In the mid-20th century, C. L. R. James made the brilliant argument that Moby-Dick’s real hero—the novel’s central interest—was not Ahab, or Ishmael, or Moby Dick himself, but the multiracial, multiethnic, multinational crew of the Pequod. In James’s view, Melville imagined (but was not fully able to realize) a novel that elevated and celebrated the polyglot crew over its white officers and white totalitarian captain. James, a Trinidadian intellectual and anti-Stalinist Marxist, wrote Mariners, Renegades and Castaways: The Story of Herman Melville and the World We Live In (1952) while interned on Ellis Island awaiting deportation; he sent a copy of the book to every member of the US Senate. If only they had read it—it resonates still.
Lastly, you chose The Value of Herman Melville by Geoffrey Sanborn. What made you pick this work of criticism?
There are dozens of scholars today who write about Melville’s works with fierce insight and intelligence; Geoffrey Sanborn is one of the best of these, and a critic and scholar whose work I return to again and again. His most recent book does a marvelous job of addressing both new readers of Melville and his longtime scholars—it’s a terrific, accessible, and searingly smart introduction to how to read Melville and how to think about his “value” not as something transcendent, but negotiated by each wave of readers.
Sanborn argues that Moby-Dick—among other works by Melville—were not intended to be “a rigorous, depleting experience” for readers, but instead “a stimulant to thought and feeling.” Would you agree with Sanborn?

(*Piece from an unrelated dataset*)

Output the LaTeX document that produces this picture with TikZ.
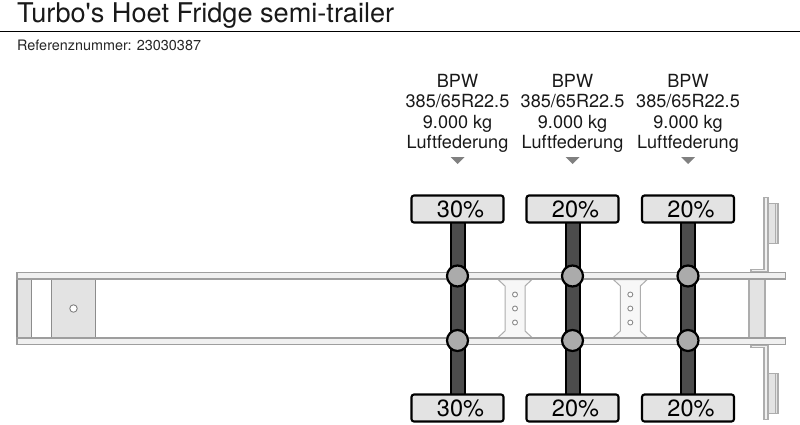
\documentclass[tikz,border=0pt]{standalone}
\usepackage{fontspec}
\setmainfont{TeX Gyre Heros}
\tikzset{
  x=1pt,y=-1pt,
  frame/.style={draw=black!45,line width=1.2pt,fill=black!11},
  rail/.style={draw=black!38,line width=1.2pt,fill=black!6},
  cross/.style={draw=black!32,line width=1pt,fill=black!3},
  hole/.style={draw=black!45,line width=0.9pt,fill=white},
  axlebar/.style={draw=black,line width=2pt,fill=black!70},
  loadbox/.style={draw=black,line width=2.1pt,fill=black!11,rounded corners=2.5pt,minimum width=92pt,minimum height=27pt,inner sep=0pt,font=\fontsize{23.5}{23.5}\selectfont},
  hub/.style={circle,draw=black,line width=2.2pt,fill=black!33,minimum size=21pt,inner sep=0pt},
  spec/.style={align=center,inner sep=0pt,text=black!90,font=\fontsize{18.1}{20.6}\selectfont},
}
\begin{document}
\begin{tikzpicture}
\useasboundingbox (0,0) rectangle (800,424);
\fill[white] (0,0) rectangle (800,424);
% heading
\node[anchor=base west,inner sep=0pt,text=black!90,font=\fontsize{27.15}{28}\selectfont] (title) at (17,22) {Turbo\textquotesingle s Hoet Fridge semi-trailer};
\draw[black,line width=0.9pt] (0,31) -- (800,31);
\node[anchor=base west,inner sep=0pt,text=black!85,font=\fontsize{14.4}{16}\selectfont] (ref) at (17,50.5) {Referenznummer: 23030387};
% front parts
\draw[frame] (17,279) rectangle (31.5,338);
\draw[frame] (51.5,279) rectangle (95.5,338);
\node[circle,hole,minimum size=7.5pt,inner sep=0pt,draw=black!50] (pin) at (73.5,308.5) {};
% cross members
\foreach \cx/\nm in {515/a,630.3/b}{
  \draw[cross] (\cx-17,279.5) -- (\cx+17,279.5) -- (\cx+10,286) -- (\cx+10,331) -- (\cx+17,337.5) -- (\cx-17,337.5) -- (\cx-10,331) -- (\cx-10,286) -- cycle;
  \foreach \cy in {294.5,308.5,322.5}
    \node[circle,hole,minimum size=5pt,inner sep=0pt] at (\cx,\cy) {};
}
% rear parts
\draw[frame,draw=black!32] (749,279) rectangle (765,338);
\foreach \a/\b/\c/\d/\e/\f/\g in {197.5/272/269.5/203.5/243.5/0/0,419.5/345/347.5/413.5/373.5/0/0}{
  \draw[frame,draw=black!32,fill=black!6] (751,\c) -- (764,\c) -- (764,\a) -- (768,\a) -- (768,\b) -- (751,\b) -- cycle;
  \draw[frame,draw=black!32] (768,\d) rectangle (778,\e);
  \draw[draw=black!32,line width=1pt] (775,\d) -- (775,\e);
}
% rails
\draw[rail] (17,272.5) rectangle (785.5,279);
\draw[rail] (17,338) rectangle (785.5,344.5);
% axles
\foreach \n/\x/\p in {1/457.5/30,2/572.5/20,3/688/20}{
  \node[spec] (spec\n) at (\x,113.3) {BPW\\385/65R22.5\\9.000 kg\\Luftfederung};
  \fill[black!50] (\x-7,157) -- (\x+7,157) -- (\x,164) -- cycle;
  \draw[axlebar] (\x-7,222) rectangle (\x+7,395);
  \node[loadbox,text depth=0pt] (top\n) at (\x,209) {\hspace{6pt}\raisebox{-0.5pt}{\p\%}};
  \node[loadbox,text depth=0pt] (bot\n) at (\x,408) {\hspace{6pt}\raisebox{-0.5pt}{\p\%}};
  \node[hub] (hubt\n) at (\x,276) {};
  \node[hub] (hubb\n) at (\x,340.5) {};
}
\end{tikzpicture}
\end{document}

Yes. As Sanborn writes in describing the novel’s voice, “What it wants above all else is to be in a meaningful relationship with you, and it will do almost anything—tell jokes, coin words, switch genres, change moods, share dreams, kill characters, hint at blasphemies, fly into rhapsodies, go spinning off into the ether of philosophical speculation—in order to make that happen.” It’s a superb point. In Moby-Dick Melville expostulates “God keep me from ever completing anything. This whole book is but a draught—nay, but the draught of a draught.” In reading Herman Melville’s works, the reader is invited at every stage to join in the collective work of drafting meaning, but always deferring completion. It’s an endlessly productive ferment.